Search code examples
google-cloud-bigtablebigtable

BigTable: One long row vs many short ones


I'm designing a service where the data would be stored in Cloud Big Table. I am wondering which of the following (equivalent) data models would be more performant:

  1. a single row with many sparse columns
  2. many short rows with a single column. In this option, the row-keys would be grouped together, so fetching them should be easy.

for example:

  • the service I'm working on would map IPs to subdomains

Option 1:

row-key "1.2.3.4", row-value: "mail.google.com"|empty|"ball.google.com"|"red.google.com"

Option 2:

row-key "1.2.3.4@<timestamp for uniqueness>", row-value: "mail.google.com"
row-key "1.2.3.4@<timestamp for uniqueness>", row-value: "ball.google.com"
row-key "1.2.3.4@<timestamp for uniqueness>", row-value: "red.google.com"

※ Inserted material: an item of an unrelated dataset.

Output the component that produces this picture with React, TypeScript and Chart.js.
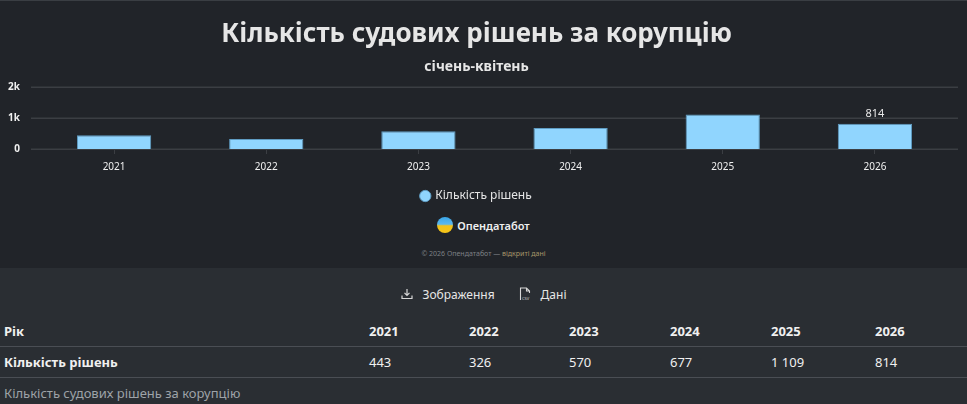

fetching under option 1 requires getting a single (big) line. fetching under option 2 requires getting multiple (short, and grouped) lines.

which is better, performance-wise? my guess is option 1, because there is no row-key overhead like in option 2, but I'd like to hear more answers.

(and, yes, I am aware of the row-size limit, and that's not a problem in my use-case).


Solution

  • If, as you said, row-size limit is not a problem in your use-case I would say that the option 1 is better.

    This is, in fact, recommended by the official documentation for better performance in reads:

    Limiting the number of rows that your nodes have to scan is the first step toward improving time to first byte and overall query latency.

    The option 2 would introduce unnecessary rows to your query which will definately cause poorer performance in your queries.